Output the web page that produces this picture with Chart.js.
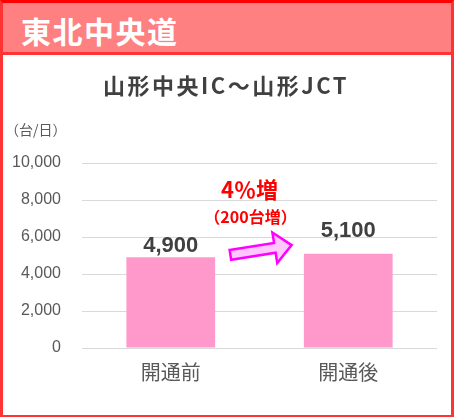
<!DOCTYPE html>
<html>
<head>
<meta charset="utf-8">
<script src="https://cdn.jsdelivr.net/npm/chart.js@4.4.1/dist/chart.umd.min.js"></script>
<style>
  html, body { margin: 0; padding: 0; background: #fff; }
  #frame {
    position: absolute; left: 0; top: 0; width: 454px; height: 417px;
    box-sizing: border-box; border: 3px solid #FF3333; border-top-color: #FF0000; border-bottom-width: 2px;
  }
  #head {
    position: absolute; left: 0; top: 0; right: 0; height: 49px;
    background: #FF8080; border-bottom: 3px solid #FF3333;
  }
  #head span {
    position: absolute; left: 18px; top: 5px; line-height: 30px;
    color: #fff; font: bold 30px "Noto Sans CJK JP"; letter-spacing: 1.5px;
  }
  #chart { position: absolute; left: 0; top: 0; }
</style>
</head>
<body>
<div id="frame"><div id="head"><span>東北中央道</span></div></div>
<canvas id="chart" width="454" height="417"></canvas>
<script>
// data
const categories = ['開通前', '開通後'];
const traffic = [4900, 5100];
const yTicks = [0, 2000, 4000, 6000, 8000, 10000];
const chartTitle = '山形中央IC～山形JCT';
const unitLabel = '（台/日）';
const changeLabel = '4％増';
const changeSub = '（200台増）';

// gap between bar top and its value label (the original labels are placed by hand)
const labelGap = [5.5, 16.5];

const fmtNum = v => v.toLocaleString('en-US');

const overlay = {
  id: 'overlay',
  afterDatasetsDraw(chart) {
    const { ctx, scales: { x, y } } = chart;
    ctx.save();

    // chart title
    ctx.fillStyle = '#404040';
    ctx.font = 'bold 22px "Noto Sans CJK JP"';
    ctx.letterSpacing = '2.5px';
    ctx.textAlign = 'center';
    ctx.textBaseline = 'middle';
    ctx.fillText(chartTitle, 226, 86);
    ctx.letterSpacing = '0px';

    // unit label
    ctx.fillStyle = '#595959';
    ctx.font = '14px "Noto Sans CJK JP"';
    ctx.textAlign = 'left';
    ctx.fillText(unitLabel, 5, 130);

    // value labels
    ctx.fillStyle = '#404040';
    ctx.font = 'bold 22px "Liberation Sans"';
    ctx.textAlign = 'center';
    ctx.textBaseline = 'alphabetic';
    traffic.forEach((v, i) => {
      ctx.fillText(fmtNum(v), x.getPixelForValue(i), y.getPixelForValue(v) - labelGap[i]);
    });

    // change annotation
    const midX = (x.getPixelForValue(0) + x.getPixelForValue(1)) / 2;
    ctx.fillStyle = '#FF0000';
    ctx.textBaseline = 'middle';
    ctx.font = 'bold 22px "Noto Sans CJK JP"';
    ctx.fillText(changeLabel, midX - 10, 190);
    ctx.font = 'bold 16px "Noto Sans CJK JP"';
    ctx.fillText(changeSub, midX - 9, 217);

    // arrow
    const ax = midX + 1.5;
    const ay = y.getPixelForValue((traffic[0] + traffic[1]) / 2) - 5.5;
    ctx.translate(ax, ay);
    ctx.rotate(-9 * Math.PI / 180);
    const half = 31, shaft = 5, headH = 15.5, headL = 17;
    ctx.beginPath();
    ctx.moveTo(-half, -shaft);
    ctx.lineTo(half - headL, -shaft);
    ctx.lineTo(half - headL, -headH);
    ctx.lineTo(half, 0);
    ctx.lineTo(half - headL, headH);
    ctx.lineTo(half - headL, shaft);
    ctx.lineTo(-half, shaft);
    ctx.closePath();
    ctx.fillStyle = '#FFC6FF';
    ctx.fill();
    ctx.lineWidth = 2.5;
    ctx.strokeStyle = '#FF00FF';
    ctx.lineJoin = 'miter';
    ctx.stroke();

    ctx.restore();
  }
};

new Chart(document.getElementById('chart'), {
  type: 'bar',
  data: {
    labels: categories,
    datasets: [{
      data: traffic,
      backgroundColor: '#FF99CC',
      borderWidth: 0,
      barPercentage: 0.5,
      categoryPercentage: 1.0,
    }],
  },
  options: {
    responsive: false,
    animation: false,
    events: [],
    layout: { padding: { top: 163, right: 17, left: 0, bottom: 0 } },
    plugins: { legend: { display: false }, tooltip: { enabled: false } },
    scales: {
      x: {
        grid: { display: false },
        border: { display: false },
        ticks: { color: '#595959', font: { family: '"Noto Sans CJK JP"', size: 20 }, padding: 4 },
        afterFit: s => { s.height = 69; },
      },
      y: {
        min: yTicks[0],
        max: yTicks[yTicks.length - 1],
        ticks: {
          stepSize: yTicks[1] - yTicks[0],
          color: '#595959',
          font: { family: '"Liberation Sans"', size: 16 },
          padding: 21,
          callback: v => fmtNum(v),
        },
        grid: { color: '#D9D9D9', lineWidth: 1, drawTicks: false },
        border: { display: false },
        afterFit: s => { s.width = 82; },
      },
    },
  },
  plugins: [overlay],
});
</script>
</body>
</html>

WORK TO DO:
The material above must be printed exactly, with its pictures left out.

ANSWER FOR THE TASK:
Output the web page that produces this picture with Chart.js.
<!DOCTYPE html>
<html>
<head>
<meta charset="utf-8">
<script src="https://cdn.jsdelivr.net/npm/chart.js@4.4.1/dist/chart.umd.min.js"></script>
<style>
  html, body { margin: 0; padding: 0; background: #fff; }
  #frame {
    position: absolute; left: 0; top: 0; width: 454px; height: 417px;
    box-sizing: border-box; border: 3px solid #FF3333; border-top-color: #FF0000; border-bottom-width: 2px;
  }
  #head {
    position: absolute; left: 0; top: 0; right: 0; height: 49px;
    background: #FF8080; border-bottom: 3px solid #FF3333;
  }
  #head span {
    position: absolute; left: 18px; top: 5px; line-height: 30px;
    color: #fff; font: bold 30px "Noto Sans CJK JP"; letter-spacing: 1.5px;
  }
  #chart { position: absolute; left: 0; top: 0; }
</style>
</head>
<body>
<div id="frame"><div id="head"><span>東北中央道</span></div></div>
<canvas id="chart" width="454" height="417"></canvas>
<script>
// data
const categories = ['開通前', '開通後'];
const traffic = [4900, 5100];
const yTicks = [0, 2000, 4000, 6000, 8000, 10000];
const chartTitle = '山形中央IC～山形JCT';
const unitLabel = '（台/日）';
const changeLabel = '4％増';
const changeSub = '（200台増）';

// gap between bar top and its value label (the original labels are placed by hand)
const labelGap = [5.5, 16.5];

const fmtNum = v => v.toLocaleString('en-US');

const overlay = {
  id: 'overlay',
  afterDatasetsDraw(chart) {
    const { ctx, scales: { x, y } } = chart;
    ctx.save();

    // chart title
    ctx.fillStyle = '#404040';
    ctx.font = 'bold 22px "Noto Sans CJK JP"';
    ctx.letterSpacing = '2.5px';
    ctx.textAlign = 'center';
    ctx.textBaseline = 'middle';
    ctx.fillText(chartTitle, 226, 86);
    ctx.letterSpacing = '0px';

    // unit label
    ctx.fillStyle = '#595959';
    ctx.font = '14px "Noto Sans CJK JP"';
    ctx.textAlign = 'left';
    ctx.fillText(unitLabel, 5, 130);

    // value labels
    ctx.fillStyle = '#404040';
    ctx.font = 'bold 22px "Liberation Sans"';
    ctx.textAlign = 'center';
    ctx.textBaseline = 'alphabetic';
    traffic.forEach((v, i) => {
      ctx.fillText(fmtNum(v), x.getPixelForValue(i), y.getPixelForValue(v) - labelGap[i]);
    });

    // change annotation
    const midX = (x.getPixelForValue(0) + x.getPixelForValue(1)) / 2;
    ctx.fillStyle = '#FF0000';
    ctx.textBaseline = 'middle';
    ctx.font = 'bold 22px "Noto Sans CJK JP"';
    ctx.fillText(changeLabel, midX - 10, 190);
    ctx.font = 'bold 16px "Noto Sans CJK JP"';
    ctx.fillText(changeSub, midX - 9, 217);

    // arrow
    const ax = midX + 1.5;
    const ay = y.getPixelForValue((traffic[0] + traffic[1]) / 2) - 5.5;
    ctx.translate(ax, ay);
    ctx.rotate(-9 * Math.PI / 180);
    const half = 31, shaft = 5, headH = 15.5, headL = 17;
    ctx.beginPath();
    ctx.moveTo(-half, -shaft);
    ctx.lineTo(half - headL, -shaft);
    ctx.lineTo(half - headL, -headH);
    ctx.lineTo(half, 0);
    ctx.lineTo(half - headL, headH);
    ctx.lineTo(half - headL, shaft);
    ctx.lineTo(-half, shaft);
    ctx.closePath();
    ctx.fillStyle = '#FFC6FF';
    ctx.fill();
    ctx.lineWidth = 2.5;
    ctx.strokeStyle = '#FF00FF';
    ctx.lineJoin = 'miter';
    ctx.stroke();

    ctx.restore();
  }
};

new Chart(document.getElementById('chart'), {
  type: 'bar',
  data: {
    labels: categories,
    datasets: [{
      data: traffic,
      backgroundColor: '#FF99CC',
      borderWidth: 0,
      barPercentage: 0.5,
      categoryPercentage: 1.0,
    }],
  },
  options: {
    responsive: false,
    animation: false,
    events: [],
    layout: { padding: { top: 163, right: 17, left: 0, bottom: 0 } },
    plugins: { legend: { display: false }, tooltip: { enabled: false } },
    scales: {
      x: {
        grid: { display: false },
        border: { display: false },
        ticks: { color: '#595959', font: { family: '"Noto Sans CJK JP"', size: 20 }, padding: 4 },
        afterFit: s => { s.height = 69; },
      },
      y: {
        min: yTicks[0],
        max: yTicks[yTicks.length - 1],
        ticks: {
          stepSize: yTicks[1] - yTicks[0],
          color: '#595959',
          font: { family: '"Liberation Sans"', size: 16 },
          padding: 21,
          callback: v => fmtNum(v),
        },
        grid: { color: '#D9D9D9', lineWidth: 1, drawTicks: false },
        border: { display: false },
        afterFit: s => { s.width = 82; },
      },
    },
  },
  plugins: [overlay],
});
</script>
</body>
</html>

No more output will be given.